Prepping is an art form and takes a lot more planning than simple survival. It is a wealth of knowledge designed to work together, with a single purpose; to keep you and your family alive beyond a significant emergency.
The plan you have in place with prepping basics should continue indefinitely. With no end date, you should have enough supplies and knowledge to remain self-sufficient for a long time to come.
Tips to Prepping Basics
Tip #1: Water Supply
The first priority for any prepper is getting their water supply right. There should be a minimum of 3 options in any prepper’s plan to make sure it covers every avenue.
Why is water so important? Because without it, a person only has 72 hours before they die. That’s 3 days before you dehydrate to such an extent that your body will simply give up.

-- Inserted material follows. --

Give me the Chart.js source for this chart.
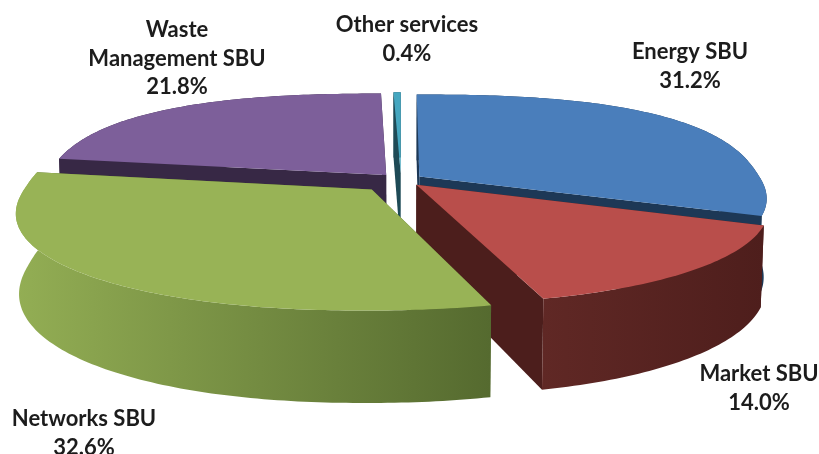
<!DOCTYPE html>
<html>
<head>
<meta charset="utf-8">
<title>Revenue by SBU</title>
<style>
  html, body { margin: 0; padding: 0; background: #fff; }
  canvas { display: block; }
</style>
<script src="https://cdn.jsdelivr.net/npm/chart.js@4/dist/chart.umd.js"></script>
</head>
<body>
<canvas id="pieChart" width="819" height="454"></canvas>
<script>
const categories = ['Energy SBU', 'Market SBU', 'Networks SBU', 'Waste Management SBU', 'Other services'];
const shares = [31.2, 14.0, 32.6, 21.8, 0.4];
const labelLines = [['Energy SBU'], ['Market SBU'], ['Networks SBU'], ['Waste', 'Management SBU'], ['Other services']];

const topColors = ['#4a7ebb', '#b94e4b', '#98b356', '#7d5f9a', '#45a7c0'];
const faceColors = ['#1d3856', '#4c1e1c', '#566b30', '#372845', '#1e4a56'];
const wallColors = [['#1d3856', '#1d3856'], ['#602825', '#4e1e1c'], ['#93ae54', '#556a2f'], ['#372845', '#372845'], ['#1e4a56', '#1e4a56']];
// how far each slice is pulled out of the pie, as a fraction of its radius
const explode = [0.065, 0.066, 0.127, 0.067, 0.07];
// back to front
const paintOrder = [3, 4, 0, 1, 2];

const labelAnchors = [[690, 52], [759, 374], [84, 419], [177, 30], [407, 25]];
const lineGap = 28.5;

// tilted view of the pie plane
const view = { cx: 401, cy: 180, rx: 342, ry: 97, depth: 77, persp: 0.17, skew: 0, taper: 0.008, squareBack: 2.5, squareFront: 2.15 };

function project(x, y, z) {
  const w = 1 - view.persp * y - view.skew * x + view.taper * z;
  return [view.cx + view.rx * x / w, view.cy + (view.ry * y + view.depth * z) / w];
}

// rim radius: a slightly squared circle, the way the rounded pie reads in this view
function rimRadius(angle) {
  const n = Math.cos(angle) > 0 ? view.squareBack : view.squareFront;
  return Math.pow(Math.pow(Math.abs(Math.sin(angle)), n) + Math.pow(Math.abs(Math.cos(angle)), n), -1 / n);
}

function tracePath(ctx, points) {
  ctx.beginPath();
  points.forEach(([x, y], i) => (i ? ctx.lineTo(x, y) : ctx.moveTo(x, y)));
  ctx.closePath();
}

function drawSlice(ctx, arc, index) {
  // Chart.js angles start at 3 o'clock, the rotation option puts 0 at 12 o'clock
  const start = arc.startAngle + Math.PI / 2;
  const end = arc.endAngle + Math.PI / 2;
  const mid = (start + end) / 2;
  const ox = Math.sin(mid) * explode[index];
  const oy = -Math.cos(mid) * explode[index];
  const at = (angle, r, z) => {
    const radius = r * rimRadius(angle);
    return project(ox + radius * Math.sin(angle), oy - radius * Math.cos(angle), z);
  };

  const steps = Math.max(2, Math.ceil((end - start) * 60));
  const rim = [];
  for (let i = 0; i <= steps; i++) rim.push(start + (end - start) * i / steps);

  // radial faces
  ctx.fillStyle = faceColors[index];
  [start, end].forEach(angle => {
    tracePath(ctx, [at(angle, 0, 0), at(angle, 1, 0), at(angle, 1, 1), at(angle, 0, 1)]);
    ctx.fill();
  });

  // outer wall
  const wall = rim.map(a => at(a, 1, 0)).concat(rim.slice().reverse().map(a => at(a, 1, 1)));
  const xs = wall.map(p => p[0]);
  const shade = ctx.createLinearGradient(Math.min(...xs), 0, Math.max(...xs), 0);
  shade.addColorStop(0, wallColors[index][0]);
  shade.addColorStop(1, wallColors[index][1]);
  ctx.fillStyle = shade;
  tracePath(ctx, wall);
  ctx.fill();

  // top surface
  ctx.fillStyle = topColors[index];
  tracePath(ctx, [at(start, 0, 0)].concat(rim.map(a => at(a, 1, 0))));
  ctx.fill();
}

const tiltedPie = {
  id: 'tiltedPie',
  beforeDatasetDraw(chart, args) {
    const ctx = chart.ctx;
    const arcs = args.meta.data;
    ctx.save();
    paintOrder.forEach(i => drawSlice(ctx, arcs[i], i));
    ctx.restore();
    return false;
  },
  afterDraw(chart) {
    const ctx = chart.ctx;
    ctx.save();
    ctx.font = 'bold 22px Lato, "Open Sans", sans-serif';
    ctx.fillStyle = '#1c1c1c';
    ctx.textAlign = 'center';
    ctx.textBaseline = 'middle';
    categories.forEach((name, i) => {
      const lines = labelLines[i].concat(shares[i].toFixed(1) + '%');
      lines.forEach((line, n) => ctx.fillText(line, labelAnchors[i][0], labelAnchors[i][1] + n * lineGap));
    });
    ctx.restore();
  }
};

new Chart(document.getElementById('pieChart'), {
  type: 'pie',
  data: {
    labels: categories,
    datasets: [{ data: shares, backgroundColor: topColors, borderWidth: 0 }]
  },
  options: {
    responsive: false,
    animation: false,
    rotation: 0,
    plugins: { legend: { display: false }, tooltip: { enabled: false } }
  },
  plugins: [tiltedPie]
});
</script>
</body>
</html>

Thankfully certain foods contain enough water to help with your daily water intake, including fruits, vegetables, and meat. For the rest of your daily water needs, make sure you have access to several sources. These should include-
- Emergency water rations
- Reliable clean water supply
- Water filters
Emergency water rations should be in your bug out bags and scattered around your home and bug out location. The steady water supply could be underground tanks or even bottled water, but make sure you have purification methods as well, such as tablets.
Having a bug out location close to a permanent water source also works well. Water filters could be anything from life straws to portable water filters.
Tip #2: Food Supply
There’s more to a food cache than simple emergency food rations. While those are great for initial calories, it’s the other food types that provide long-term sustainability. Again, the foods you need to prep will fall under a couple of different categories.
- Emergency Food Rations
- Long-term food stores
- Home-grown foods
Each variety plays a specific role in your prepping plan. While the emergency rations may be more for the initial emergency situation, the other 2 will provide sustenance on a more long-term scale.

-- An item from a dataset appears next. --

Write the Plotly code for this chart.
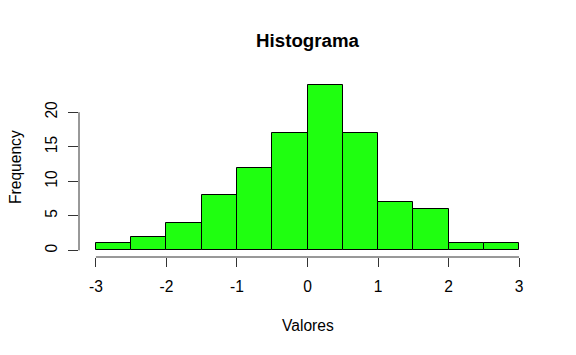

Foods with long shelf lives, including dried grains, beans, cans, and others. Home-grown foods include vegetable gardens, domestic animals like chickens, sheep, and goats, and herbs gardens.
Tip #3: Energy Supplies
It’s pointless having certain foods if you don’t have the means for cooking them. Make sure you have the means to generate heat, either by industrialized fuels like gasoline, propane or electricity, or natural fuels like timber.

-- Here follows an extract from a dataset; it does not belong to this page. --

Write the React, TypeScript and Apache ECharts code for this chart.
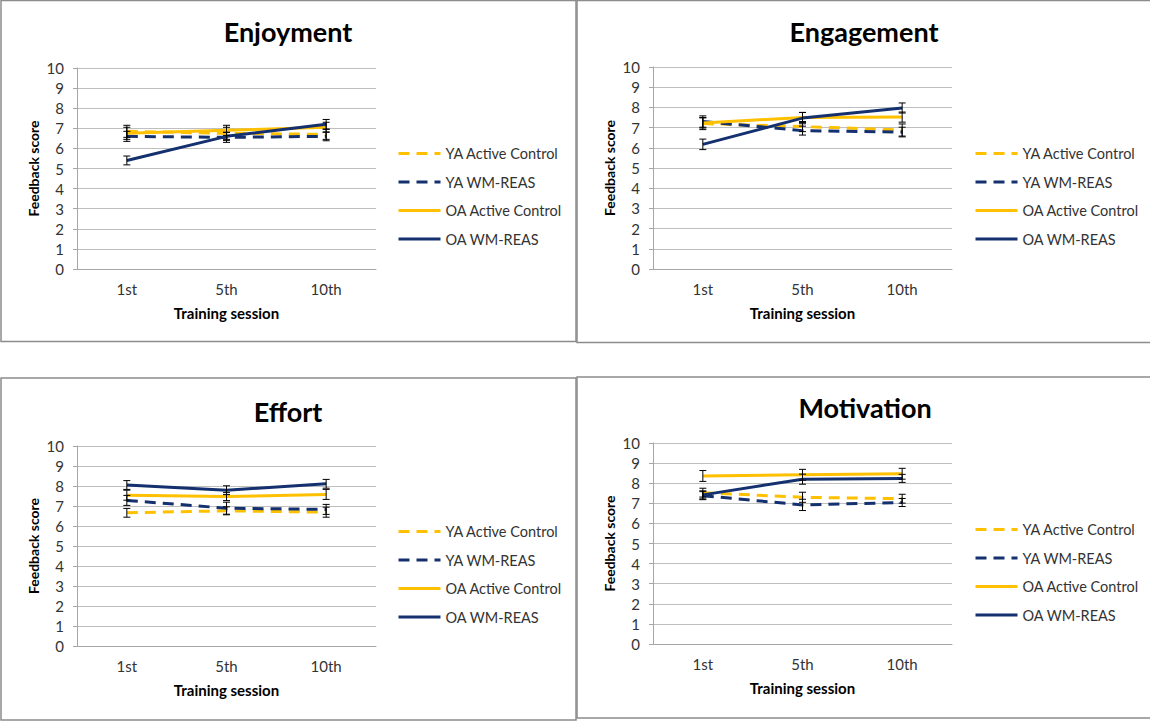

Not only do these provide ways to heat foods, but they also provide your home with heating and lighting. Heating is especially important if you live in a zone with harsh winters, while lighting may be necessary to provide security and entertainment after dark.
Tip #4: Bug Out Supplies
Not all prepping plans will come to play out exactly as you’d hoped, particularly if the disaster or emergency situation doesn’t follow your plan. Some situations will force you to abandon your home and possibly trek a considerable distance to safety.
While your prepping plan and supplies may be great for a home environment, most will be useless if you need to shift camp quickly.
Bug out bags will ensure enough emergency supplies remain mobile. One bag per person is a good rule of thumb, which may also include any dogs you have. Bug out bags should contain everything needed for a minimum of 72 hours of survival.
Tip #5: Prepare for Off-Grid Living
When needing to live off-grid, be prepared to return to a lifestyle from history, because most of the modern conveniences you use now, won’t be available. No running water; no electricity; no gas; no working toilet facilities; no laundry facilities.
What you’ll be left with is as close to nature as you’ll ever get. It’s important to set certain boundaries up, some of which affect your very life. Because one thing humans are notorious is creating waste.
Human waste has the ability to enter subsurface water and travel extensively. Make sure you create a toilet at least 30 to 40 yards away from any water source, as well as any washing facilities. The 2 don’t mix. Consider these prepping basics as your starting line.